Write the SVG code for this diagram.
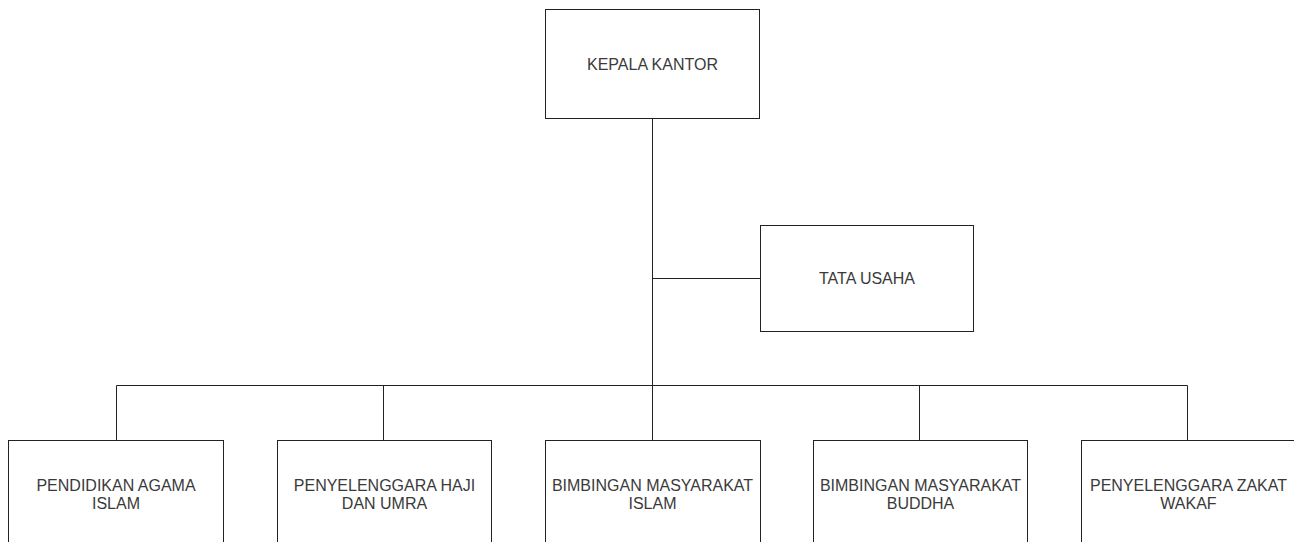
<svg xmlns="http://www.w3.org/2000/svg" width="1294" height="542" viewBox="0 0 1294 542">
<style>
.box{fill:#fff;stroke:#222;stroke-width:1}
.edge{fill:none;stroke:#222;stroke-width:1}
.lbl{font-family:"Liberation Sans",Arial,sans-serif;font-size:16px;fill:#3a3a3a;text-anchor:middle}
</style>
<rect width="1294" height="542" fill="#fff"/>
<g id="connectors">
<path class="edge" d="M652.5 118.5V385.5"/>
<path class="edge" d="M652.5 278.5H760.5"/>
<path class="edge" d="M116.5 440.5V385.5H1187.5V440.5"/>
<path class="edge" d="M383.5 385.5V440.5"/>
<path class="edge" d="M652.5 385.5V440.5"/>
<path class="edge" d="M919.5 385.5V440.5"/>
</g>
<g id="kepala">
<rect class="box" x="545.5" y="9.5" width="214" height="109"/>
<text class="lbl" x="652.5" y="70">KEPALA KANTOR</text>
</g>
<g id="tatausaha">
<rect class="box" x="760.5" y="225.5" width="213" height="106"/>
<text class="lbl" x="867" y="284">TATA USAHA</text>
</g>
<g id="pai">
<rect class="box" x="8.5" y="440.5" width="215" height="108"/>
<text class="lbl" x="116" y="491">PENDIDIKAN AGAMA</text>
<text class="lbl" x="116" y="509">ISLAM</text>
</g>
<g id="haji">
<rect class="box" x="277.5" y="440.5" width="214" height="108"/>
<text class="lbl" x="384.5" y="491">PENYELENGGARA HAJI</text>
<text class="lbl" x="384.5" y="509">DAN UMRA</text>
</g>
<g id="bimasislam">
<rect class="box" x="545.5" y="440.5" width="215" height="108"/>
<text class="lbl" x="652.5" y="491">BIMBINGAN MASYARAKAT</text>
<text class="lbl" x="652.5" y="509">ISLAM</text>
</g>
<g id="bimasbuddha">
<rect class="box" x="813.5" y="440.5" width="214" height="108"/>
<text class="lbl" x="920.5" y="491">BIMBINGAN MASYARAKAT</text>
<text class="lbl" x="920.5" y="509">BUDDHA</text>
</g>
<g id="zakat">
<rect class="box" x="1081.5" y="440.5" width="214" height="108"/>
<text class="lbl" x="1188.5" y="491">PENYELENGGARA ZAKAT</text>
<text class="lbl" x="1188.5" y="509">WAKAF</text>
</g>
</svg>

================================

(Instruction) All the lines above are to be given again exactly as they read, with the pictures removed.

(Output for this task)
Write the SVG code for this diagram.
<svg xmlns="http://www.w3.org/2000/svg" width="1294" height="542" viewBox="0 0 1294 542">
<style>
.box{fill:#fff;stroke:#222;stroke-width:1}
.edge{fill:none;stroke:#222;stroke-width:1}
.lbl{font-family:"Liberation Sans",Arial,sans-serif;font-size:16px;fill:#3a3a3a;text-anchor:middle}
</style>
<rect width="1294" height="542" fill="#fff"/>
<g id="connectors">
<path class="edge" d="M652.5 118.5V385.5"/>
<path class="edge" d="M652.5 278.5H760.5"/>
<path class="edge" d="M116.5 440.5V385.5H1187.5V440.5"/>
<path class="edge" d="M383.5 385.5V440.5"/>
<path class="edge" d="M652.5 385.5V440.5"/>
<path class="edge" d="M919.5 385.5V440.5"/>
</g>
<g id="kepala">
<rect class="box" x="545.5" y="9.5" width="214" height="109"/>
<text class="lbl" x="652.5" y="70">KEPALA KANTOR</text>
</g>
<g id="tatausaha">
<rect class="box" x="760.5" y="225.5" width="213" height="106"/>
<text class="lbl" x="867" y="284">TATA USAHA</text>
</g>
<g id="pai">
<rect class="box" x="8.5" y="440.5" width="215" height="108"/>
<text class="lbl" x="116" y="491">PENDIDIKAN AGAMA</text>
<text class="lbl" x="116" y="509">ISLAM</text>
</g>
<g id="haji">
<rect class="box" x="277.5" y="440.5" width="214" height="108"/>
<text class="lbl" x="384.5" y="491">PENYELENGGARA HAJI</text>
<text class="lbl" x="384.5" y="509">DAN UMRA</text>
</g>
<g id="bimasislam">
<rect class="box" x="545.5" y="440.5" width="215" height="108"/>
<text class="lbl" x="652.5" y="491">BIMBINGAN MASYARAKAT</text>
<text class="lbl" x="652.5" y="509">ISLAM</text>
</g>
<g id="bimasbuddha">
<rect class="box" x="813.5" y="440.5" width="214" height="108"/>
<text class="lbl" x="920.5" y="491">BIMBINGAN MASYARAKAT</text>
<text class="lbl" x="920.5" y="509">BUDDHA</text>
</g>
<g id="zakat">
<rect class="box" x="1081.5" y="440.5" width="214" height="108"/>
<text class="lbl" x="1188.5" y="491">PENYELENGGARA ZAKAT</text>
<text class="lbl" x="1188.5" y="509">WAKAF</text>
</g>
</svg>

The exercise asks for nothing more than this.